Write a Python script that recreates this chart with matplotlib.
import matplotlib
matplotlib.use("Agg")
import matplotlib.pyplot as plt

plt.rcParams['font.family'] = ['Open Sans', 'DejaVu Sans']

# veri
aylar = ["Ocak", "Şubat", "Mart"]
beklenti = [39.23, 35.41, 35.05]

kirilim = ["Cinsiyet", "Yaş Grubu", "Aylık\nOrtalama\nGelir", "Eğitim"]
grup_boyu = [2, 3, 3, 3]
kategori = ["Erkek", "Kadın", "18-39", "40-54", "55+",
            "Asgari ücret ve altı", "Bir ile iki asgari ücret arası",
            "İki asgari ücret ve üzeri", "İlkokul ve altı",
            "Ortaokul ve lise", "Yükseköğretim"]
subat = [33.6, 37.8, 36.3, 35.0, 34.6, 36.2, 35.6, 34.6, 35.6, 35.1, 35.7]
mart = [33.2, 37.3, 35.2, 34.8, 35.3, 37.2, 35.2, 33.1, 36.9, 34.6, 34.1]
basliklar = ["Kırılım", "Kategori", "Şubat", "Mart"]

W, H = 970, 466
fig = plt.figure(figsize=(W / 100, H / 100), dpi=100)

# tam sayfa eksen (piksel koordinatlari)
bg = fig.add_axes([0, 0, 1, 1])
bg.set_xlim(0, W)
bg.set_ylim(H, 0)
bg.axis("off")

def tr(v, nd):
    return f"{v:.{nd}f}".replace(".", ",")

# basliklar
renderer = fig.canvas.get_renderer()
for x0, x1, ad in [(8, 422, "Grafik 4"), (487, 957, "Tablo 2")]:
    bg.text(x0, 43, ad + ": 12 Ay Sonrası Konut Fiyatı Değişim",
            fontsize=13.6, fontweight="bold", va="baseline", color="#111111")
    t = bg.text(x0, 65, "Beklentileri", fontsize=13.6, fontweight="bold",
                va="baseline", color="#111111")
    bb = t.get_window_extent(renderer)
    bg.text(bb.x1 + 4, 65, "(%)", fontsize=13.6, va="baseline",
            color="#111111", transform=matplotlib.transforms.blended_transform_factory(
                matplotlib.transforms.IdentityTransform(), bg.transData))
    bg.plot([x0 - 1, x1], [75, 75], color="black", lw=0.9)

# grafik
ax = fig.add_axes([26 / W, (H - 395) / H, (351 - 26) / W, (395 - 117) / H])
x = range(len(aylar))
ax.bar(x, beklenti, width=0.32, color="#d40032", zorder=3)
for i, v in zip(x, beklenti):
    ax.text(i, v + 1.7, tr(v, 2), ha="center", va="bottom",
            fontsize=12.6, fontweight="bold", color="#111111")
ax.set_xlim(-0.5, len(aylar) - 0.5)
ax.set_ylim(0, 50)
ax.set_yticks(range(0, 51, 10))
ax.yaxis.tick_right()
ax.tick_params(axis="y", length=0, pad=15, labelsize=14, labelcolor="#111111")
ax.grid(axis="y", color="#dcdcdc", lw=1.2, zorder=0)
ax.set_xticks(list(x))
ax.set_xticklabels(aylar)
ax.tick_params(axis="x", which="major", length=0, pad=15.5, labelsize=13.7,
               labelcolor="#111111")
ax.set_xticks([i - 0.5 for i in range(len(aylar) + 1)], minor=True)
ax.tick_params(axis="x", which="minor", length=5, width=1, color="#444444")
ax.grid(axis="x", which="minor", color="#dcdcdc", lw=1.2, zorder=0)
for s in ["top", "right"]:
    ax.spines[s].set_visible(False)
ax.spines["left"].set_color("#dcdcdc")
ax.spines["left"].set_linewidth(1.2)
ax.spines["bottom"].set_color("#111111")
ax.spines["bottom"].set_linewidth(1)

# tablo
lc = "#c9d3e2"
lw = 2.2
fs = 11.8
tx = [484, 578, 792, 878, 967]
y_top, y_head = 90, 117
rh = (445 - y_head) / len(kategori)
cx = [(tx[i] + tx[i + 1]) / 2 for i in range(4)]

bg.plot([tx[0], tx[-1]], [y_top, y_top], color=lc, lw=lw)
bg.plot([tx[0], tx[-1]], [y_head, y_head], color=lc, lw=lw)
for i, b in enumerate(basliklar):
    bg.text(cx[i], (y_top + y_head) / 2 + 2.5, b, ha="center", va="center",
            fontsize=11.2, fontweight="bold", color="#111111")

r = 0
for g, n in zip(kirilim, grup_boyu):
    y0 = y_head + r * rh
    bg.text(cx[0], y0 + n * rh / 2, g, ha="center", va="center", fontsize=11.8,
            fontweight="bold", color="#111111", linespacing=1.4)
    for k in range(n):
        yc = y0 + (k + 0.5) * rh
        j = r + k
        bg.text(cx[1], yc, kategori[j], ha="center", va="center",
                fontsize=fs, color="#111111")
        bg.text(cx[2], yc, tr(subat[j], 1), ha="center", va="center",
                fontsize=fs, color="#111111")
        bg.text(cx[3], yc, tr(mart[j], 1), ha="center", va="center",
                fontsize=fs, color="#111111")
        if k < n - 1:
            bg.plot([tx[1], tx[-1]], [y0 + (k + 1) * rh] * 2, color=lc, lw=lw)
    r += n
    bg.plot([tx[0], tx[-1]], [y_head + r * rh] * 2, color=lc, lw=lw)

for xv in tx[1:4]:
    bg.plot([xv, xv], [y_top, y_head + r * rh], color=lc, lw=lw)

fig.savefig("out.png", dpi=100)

┄┄┄┄┄┄┄┄┄┄┄┄┄┄┄┄┄┄┄┄

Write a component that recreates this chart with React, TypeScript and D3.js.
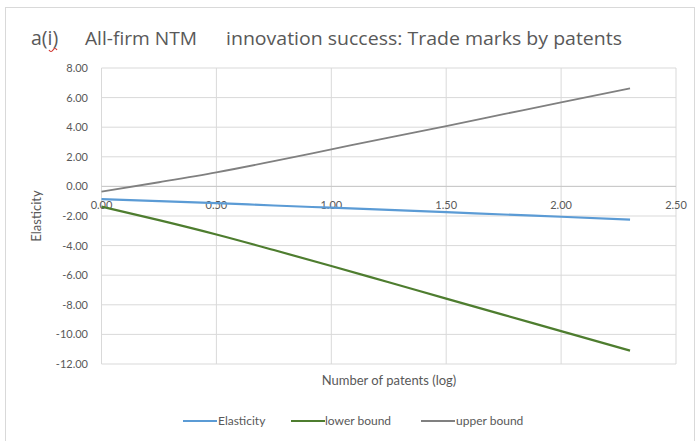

┄┄┄┄┄┄┄┄┄┄┄┄┄┄┄┄┄┄┄┄

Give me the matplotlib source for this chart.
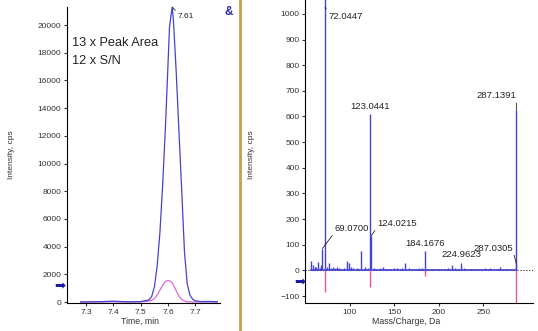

┄┄┄┄┄┄┄┄┄┄┄┄┄┄┄┄┄┄┄┄

REQUEST |
Copy each line of the records that contains the word "this".

TASK OUTPUT |
Write a Python script that recreates this chart with matplotlib.
Write a component that recreates this chart with React, TypeScript and D3.js.
Give me the matplotlib source for this chart.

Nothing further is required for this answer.